Tiger
Member
I have read through a number of posts on this forum regarding the difficulty of aligning the headstock and the tailstock. I use a dead centre in the headstock and a live centre in the tailstock. With some paper shims under the tailstock I get pretty close to perfect alignment, yet I still get some out of round/eccentric results with my pen barrels. The diameter of the barrels are consistent just the centre is slightly off. Now I cleaned the morse tapers and that gave me a little more accuracy. The dial indicator shows less than a thousandth inch run-out with the dead centre in place, the tailstock is approx 1 to 1.5 thousandths out. I still get less than a perfect result with eccentricity but I'd like to ask whether I am expecting too much. The resulting eccentricity is small. If you run your finger from pen part to barrel you barely notice a difference, if you run your fingernail in a perpendicular direction across the pen part and the barrel you certainly notice the uneven transition.
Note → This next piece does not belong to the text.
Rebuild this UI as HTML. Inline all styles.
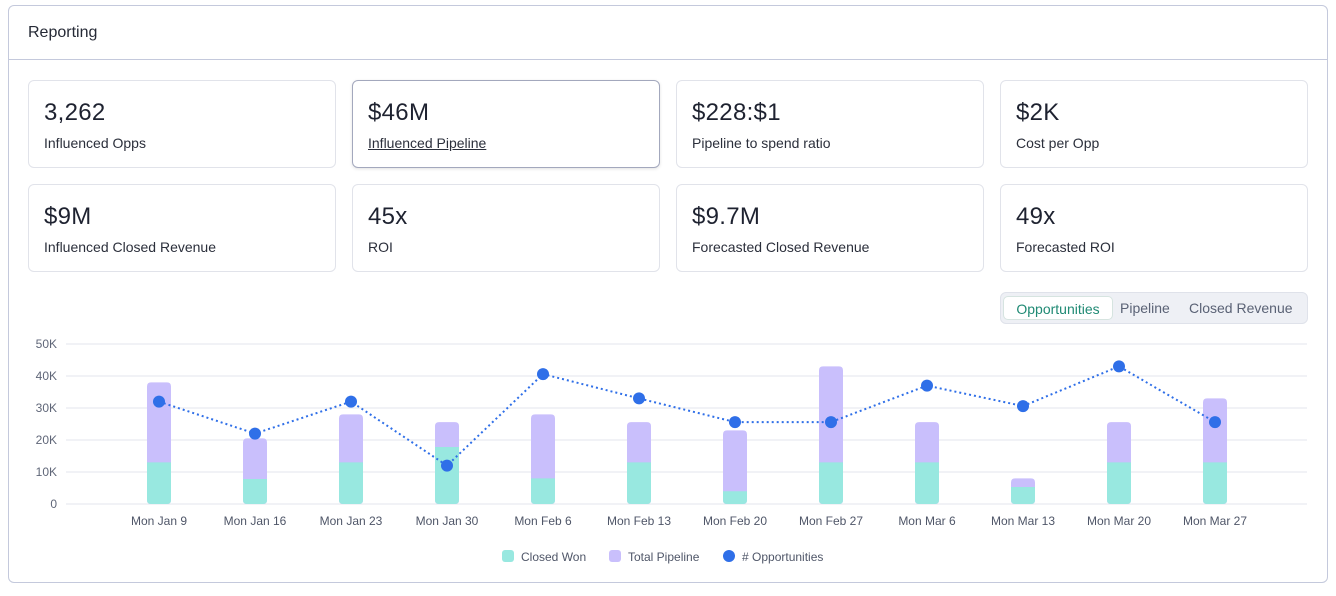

It is not easy to notice the transition but if you know it's there, you'll find it easily enough. Now we can rule out bad bushings as I turn without them and turn BTC, the eccentricity seems to always be at the tailstock end and the lathe is a Jet 10 x 14 Variable speed. These are wood lathes and not metal lathes, I understand that. I just want to know, the pen turners who accept that these lathes are not high precision bits of equipment, can you get perfectly seamless transitions between your pen parts and barrels or is it unachievable with this sort of equipment? Other option is I keep spending lots of time trying to get perfect alignment which I'm not sure is even going to guarantee the perfect consistent transition that I desire.